WHAT THE EXERCISE ASKS
Without including the pictures, copy out every line below.
━━━━━━━━━━━━━━━━━━━━━━━━━━━━━━
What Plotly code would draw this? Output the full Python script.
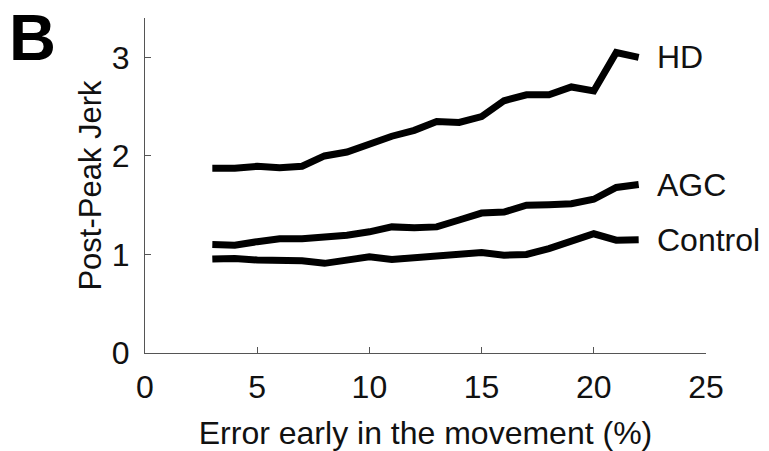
import plotly.graph_objects as go

x_vals = [3, 4, 5, 6, 7, 8, 9, 10, 11, 12, 13, 14, 15, 16, 17, 18, 19, 20, 21, 22]
hd = [1.875, 1.875, 1.895, 1.88, 1.895, 2.0, 2.04, 2.12, 2.20, 2.26, 2.35, 2.34, 2.40, 2.56, 2.62, 2.62, 2.70, 2.66, 3.05, 3.00]
agc = [1.10, 1.094, 1.13, 1.16, 1.16, 1.17, 1.195, 1.23, 1.28, 1.27, 1.28, 1.35, 1.42, 1.43, 1.50, 1.505, 1.515, 1.56, 1.68, 1.71]
control = [0.953, 0.96, 0.943, 0.943, 0.936, 0.91, 0.943, 0.976, 0.95, 0.966, 0.983, 1.01, 1.02, 0.993, 1.0, 1.06, 1.13, 1.21, 1.145, 1.15]
series_names = ["HD", "AGC", "Control"]
x_ticks = [0, 5, 10, 15, 20, 25]
y_ticks = [0, 1, 2, 3]

FONT = "Liberation Sans, Arial, sans-serif"

fig = go.Figure()
for name, ys in zip(series_names, [hd, agc, control]):
    fig.add_trace(go.Scatter(x=x_vals, y=ys, mode="lines", name=name,
                             line=dict(color="black", width=7),
                             showlegend=False))
    fig.add_annotation(x=22.72, y=ys[-1], xref="x", yref="y", text=name,
                       showarrow=False, xanchor="left", yanchor="middle",
                       font=dict(family=FONT, size=32, color="#111"))

fig.add_annotation(x=-0.245, y=1.0537, xref="paper", yref="paper", text="<b>B</b>",
                   showarrow=False, xanchor="left", yanchor="top", borderpad=0,
                   font=dict(family=FONT, size=65, color="black"))

axis_common = dict(showline=True, linecolor="#555", linewidth=1.2,
                   ticks="inside", ticklen=6, tickcolor="#555", tickwidth=1,
                   showgrid=False, zeroline=False, automargin=False,
                   tickfont=dict(family=FONT, size=32, color="#111"))

fig.update_xaxes(range=[0, 25], tickvals=x_ticks, ticklabelstandoff=5,
                 title=dict(text="Error early in the movement (%)",
                            font=dict(family=FONT, size=32, color="#111"), standoff=18),
                 **axis_common)
fig.update_yaxes(range=[0, 3.4], tickvals=y_ticks, ticklabelstandoff=8,
                 title=dict(text="Post-Peak Jerk",
                            font=dict(family=FONT, size=31, color="#111"), standoff=0),
                 **axis_common)

fig.update_layout(width=769, height=451,
                  margin=dict(l=145, r=63, t=18, b=98),
                  plot_bgcolor="white", paper_bgcolor="white")

fig.write_html("out.html", config={"displayModeBar": False},
               post_script="document.body.style.margin='0';document.body.style.overflow='hidden';")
━━━━━━━━━━━━━━━━━━━━━━━━━━━━━━
TASK SOLUTION
What Plotly code would draw this? Output the full Python script.
import plotly.graph_objects as go

x_vals = [3, 4, 5, 6, 7, 8, 9, 10, 11, 12, 13, 14, 15, 16, 17, 18, 19, 20, 21, 22]
hd = [1.875, 1.875, 1.895, 1.88, 1.895, 2.0, 2.04, 2.12, 2.20, 2.26, 2.35, 2.34, 2.40, 2.56, 2.62, 2.62, 2.70, 2.66, 3.05, 3.00]
agc = [1.10, 1.094, 1.13, 1.16, 1.16, 1.17, 1.195, 1.23, 1.28, 1.27, 1.28, 1.35, 1.42, 1.43, 1.50, 1.505, 1.515, 1.56, 1.68, 1.71]
control = [0.953, 0.96, 0.943, 0.943, 0.936, 0.91, 0.943, 0.976, 0.95, 0.966, 0.983, 1.01, 1.02, 0.993, 1.0, 1.06, 1.13, 1.21, 1.145, 1.15]
series_names = ["HD", "AGC", "Control"]
x_ticks = [0, 5, 10, 15, 20, 25]
y_ticks = [0, 1, 2, 3]

FONT = "Liberation Sans, Arial, sans-serif"

fig = go.Figure()
for name, ys in zip(series_names, [hd, agc, control]):
    fig.add_trace(go.Scatter(x=x_vals, y=ys, mode="lines", name=name,
                             line=dict(color="black", width=7),
                             showlegend=False))
    fig.add_annotation(x=22.72, y=ys[-1], xref="x", yref="y", text=name,
                       showarrow=False, xanchor="left", yanchor="middle",
                       font=dict(family=FONT, size=32, color="#111"))

fig.add_annotation(x=-0.245, y=1.0537, xref="paper", yref="paper", text="<b>B</b>",
                   showarrow=False, xanchor="left", yanchor="top", borderpad=0,
                   font=dict(family=FONT, size=65, color="black"))

axis_common = dict(showline=True, linecolor="#555", linewidth=1.2,
                   ticks="inside", ticklen=6, tickcolor="#555", tickwidth=1,
                   showgrid=False, zeroline=False, automargin=False,
                   tickfont=dict(family=FONT, size=32, color="#111"))

fig.update_xaxes(range=[0, 25], tickvals=x_ticks, ticklabelstandoff=5,
                 title=dict(text="Error early in the movement (%)",
                            font=dict(family=FONT, size=32, color="#111"), standoff=18),
                 **axis_common)
fig.update_yaxes(range=[0, 3.4], tickvals=y_ticks, ticklabelstandoff=8,
                 title=dict(text="Post-Peak Jerk",
                            font=dict(family=FONT, size=31, color="#111"), standoff=0),
                 **axis_common)

fig.update_layout(width=769, height=451,
                  margin=dict(l=145, r=63, t=18, b=98),
                  plot_bgcolor="white", paper_bgcolor="white")

fig.write_html("out.html", config={"displayModeBar": False},
               post_script="document.body.style.margin='0';document.body.style.overflow='hidden';")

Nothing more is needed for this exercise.